Hi Benjamin,
We have the following set in slurm.conf as you have suggested:
AccountingStorageEnforce=limits,qos
PriorityWeightQOS=1000
And we did
sacctmgr modify qos normal set Grpcpus=300
sacctmgr show qos format=GrpTRES
GrpTRES
-------------
cpu=200
I see that when I submit a job requesting over 200 CPUs, the job get
blocked, which is good.
However, when I submit a job requesting just few CPUs, the job get
blocked as well.
[slurm-testing]$ squeue
JOBID PARTITION NAME USER ST TIME NODES
NODELIST(REASON)
2064 debug hello_pa slo PD 0:00 10
(QOSGrpCpuLimit)
2065 smallmem c_gth-dz jmcclain PD 0:00 6
(QOSGrpCpuLimit)
Do you know why it thinks the job is over 200 CPU limit?
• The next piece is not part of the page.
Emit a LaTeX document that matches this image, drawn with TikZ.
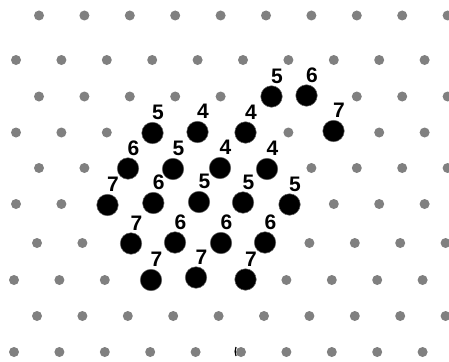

Is there other
setting we need?
Thanks
Steven.
On 10/20/16 2:13 AM, Benjamin Redling wrote:
Hi Steven,
On 10/20/2016 00:22, Steven Lo wrote:
We have the attribute commented out:
#AccountingStorageEnforce=0
I think the best is to (re)visit "Accounting and Resource Limits":
http://slurm.schedmd.com/accounting.html
Right know I have no setup that needs accounting but as far as I
currently understand you'll need AccoutingStorageEnforce=limits,qos to
get your examples to work.
And just in case you already didn't set it:
for QOS (http://slurm.schedmd.com/qos.html)
<quote>
PriorityWeightQOS" configuration parameter must be defined in the
slurm.conf file and assigned an integer value greater than zero.
</quote>
What I am unsure -- esp. not knowing your config -- if there are any
other unmet dependencies.
Would be nice somebody with real experience with accounting could affirm
or give a pointer.
Regards,
Benjamin